Audi/VW 1.8T inline 4.- This engine, despite its small size, has been factory tuned to push out over 220hp with a torque curve like a V6. (earlier versions were 150hp) The low pressure turbo provides boost just off of idle speeds for virtually no lag. That combined with the long stroke design and high (at the time) compression, provide torque that provides snappy acceleration in everyday driving without having to wring it out. 30 mpg fuel economy doesn't hurt, either! Some may dispute this engine as being a "best" because of engine sludge issues. But the sludge problem was similar to Toyotas, where customer neglect was the cause in most cases. Most newer engines are just not as tolerant to neglect as the old school engines like the above 4.0 six. But then again, the 4.0 six does not provide more than 100hp per liter like this smooth running Audi does!
Buick 3800 V6. - The origins of this engine date back to the sixties, when Buick lopped 2 cylinders off their V8 to produce a V6. The resulting odd firing engine shook, rattled and rolled. They sold the design and tooling to Jeep in the sixties, and bought it back in the seventies. They then modified the crankshaft for an even firing order, which helped smooth it out. (this generation was the basis for the rip snortin' Grand National turbo V6) Then GM added balance shafts in the 90's to really help NVH. Versions of the 3800 have been supercharged with no long term reliability issues. This engine was smooth, powerful and offered near 30 mpg economy in GM's large sedan's. Tolerant to neglect, the 3800 will happily run with a crankcase full of sludge. There are literally millions of these things still on the road today.
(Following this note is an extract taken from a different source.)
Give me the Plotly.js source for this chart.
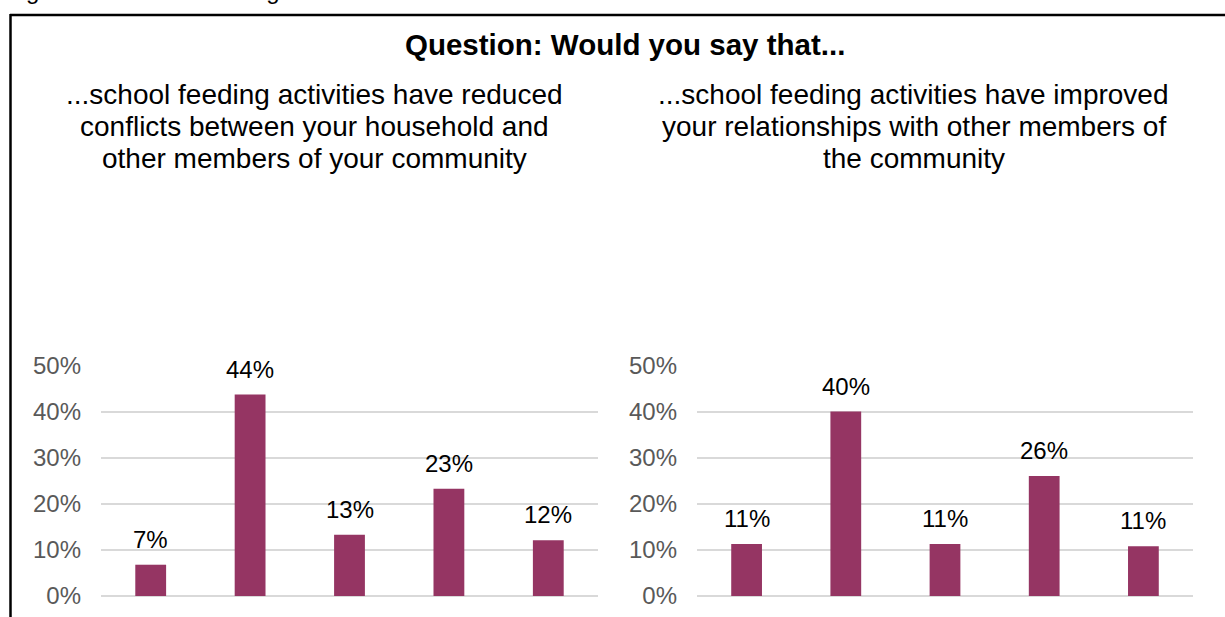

Production stopped in 2004.
Chrysler 3.3/3.8 V6. - This Chrysler designed engine started out in the early nineties as the replacement for the Mitsubishi sourced 3.0 V6 they were using in their minivans. Its pushrod design turned out to be very reliable and the torque curve was perfect for moving their minivans and large sedans. While nothing special as far as performace goes, millions of them serve quietly and reliably every day hauling families around. They are also fairly tolerant to neglect, as I've seen many with gobs of sludge under the valve covers with perfect oil pressure still running smooth. The 3.3 was built until 2010 and the 3.8 departed in 2011.
Ford 2.0 CVH - This gem has its roots from the eighties and was finally put out to pasture in 2004. It was last used in the Ford Focus, and it spoiled what was otherwise a competent little car. CVH was an acronym for "Compound Vortex Hemispherical" head, but most people would agree that "Considerable Vibration and Harshness" would fit the bill better. While the later CVH engines didn't suffer from the blown head gaskets, snapped timing belts and bent valves of the earlier versions, its general lack of power and tractor like characteristics should have relegated it to history about 10 years earlier than it did.
Ford 3.8 V6 - Can you say blown head gasket? I knew you could! This loser of an engine will keep eating head gaskets as long as you keep putting them in. Back in the eighties, Ford engineers must have bought a Buick V6 and copied it. Both the Buick and Ford V6's were pretty much par for the course at the time. Not particularly powerful, but got better fuel economy than a V8. Both have had their performance versions, where Buick used turbos and superchargers and Ford used supercharging for the T-Bird Super Coupe. Difference is that Buick continually developed and refined their V6 with balance shafts. Ford pretty much left the design alone and got left behind. Many Ford 3.8's have bit the dust because of a leaking head gasket letting coolant into the oil, destroying the lubricating properties of the oil. By the time the coolant warning light turns on, some damage to the bearings has already been done. It was finally shelved in 2004. (although its big brother the craptastic 4.2 V6 soldiered on until 2008)
Chrysler 2.0/2.4 - Another head gasket nightmare. Except this one doesn't make chocolate shakes with your motor oil and coolant. This one "marks its territory" wherever it goes. Pull in to the service station to fill the oil and check the gas. Ever wonder why you don't see many Neon's, Stratus, and Cirrus on the road anymore? These underachieving nightmares are why. They were replaced with a new engine family in 2005.
Subaru EJ25 2.5L four - I know people are going to get upset at this one, but once again this one suffers from head gasket issues. But to add insult to injury, Subaru has prescribed a cooling system sealer be added to the coolant to stop them from peeing coolant on your driveway. They will put this goop in your radiator everytime you bring your subie to the dealer whether you like it or not. Eventually, it'll clog up your radiator an heater core - but your head gaskets are just fine. Also - go to youtube and search for "subaru rod", watch the videos and turn up the volume!
GM 3100/3400 V6 - These are the updated versions of the ubiquitous GM 60 degree 3.1 V6, which has a decent reputation. But GM chose to cheap out on the lower intake manifold gasket. (or it was the Dex-Cool coolant that ate the gaskets) In any case, coolant would leak into the oil slowly and if you kept topping off the coolant reservoir, you'd eventually cook your bearings from the lack of lubrication. If caught early and you had the gasket replaced, you could have future problems if the mechanic overtorqued the rocker arm bolts, causing the threads to pull from the pot metal head and taking out a cylinder - one at a time. There are still plenty of these things clanking along only because they put this engine in just about everything they made for over a decade. It was retired from use in 2005.